What do we use for validation files here?

maumlima / Rivers

River model for CliMA.

5 stars 2 forks source link

What do we use for validation files here? #2

Closed odunbar closed 2 months ago

odunbar commented 3 months ago

https://github.com/maumlima/Rivers/blob/9895f8cf545d9c6cf0331fc7ba435acbfa6bb6d7/examples/catchment_models/training/usa_basin_split.yml#L8

odunbar commented 3 months ago

In the data we have on Sampo - we have only have one basin file. Would we call the same file for all of these and the config describes how they are split elsewhere?

maumlima commented 3 months ago

hey! If you want to use all the config files inside this folder, you should need six basin lists. These six files should be: globe_basin_split_train_list.txt, globe_basin_split_test_list.txt, globe_time_split_list.txt, usa_basin_split_train_list.txt, usa_basin_split_test_list.txt and usa_time_split_list.txt. These names should be a good indication on where to use each of them!

If you want to generate this yourself, you can use extract_basin_lists() (step 1.8. of the README inside examples/catchment_models/).
If you want to get this data from sampo, the six files are all there (at least on my part).
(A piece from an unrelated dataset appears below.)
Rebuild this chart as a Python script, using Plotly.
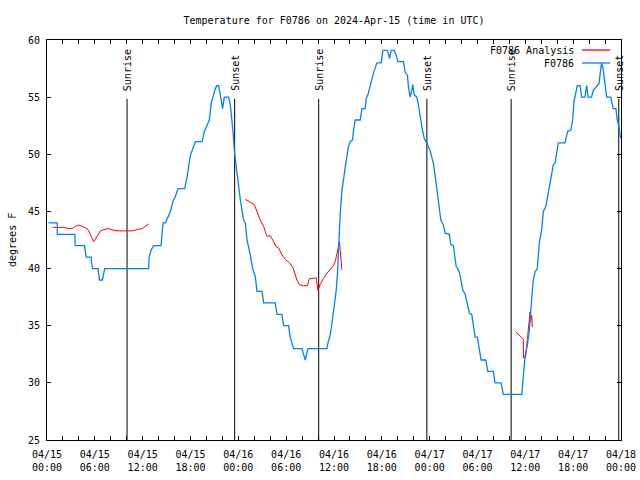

odunbar commented 2 months ago

Yup I saw this, the general files I do have.

My Q is that, for example in the basin split experiments there is no ..._validation_list.txt in the basin experiment. When I looked again I did see we have new validation time however, so for basin split experiments do we do hyperparameter training on the training basins at different times, rather than on some set of new validation-specific basins?

maumlima commented 2 months ago

Yes. The way it's currently done saves more basins to train (rather than splitting the number of basins again into train/validation). A possible improvement would be to use cross-validation.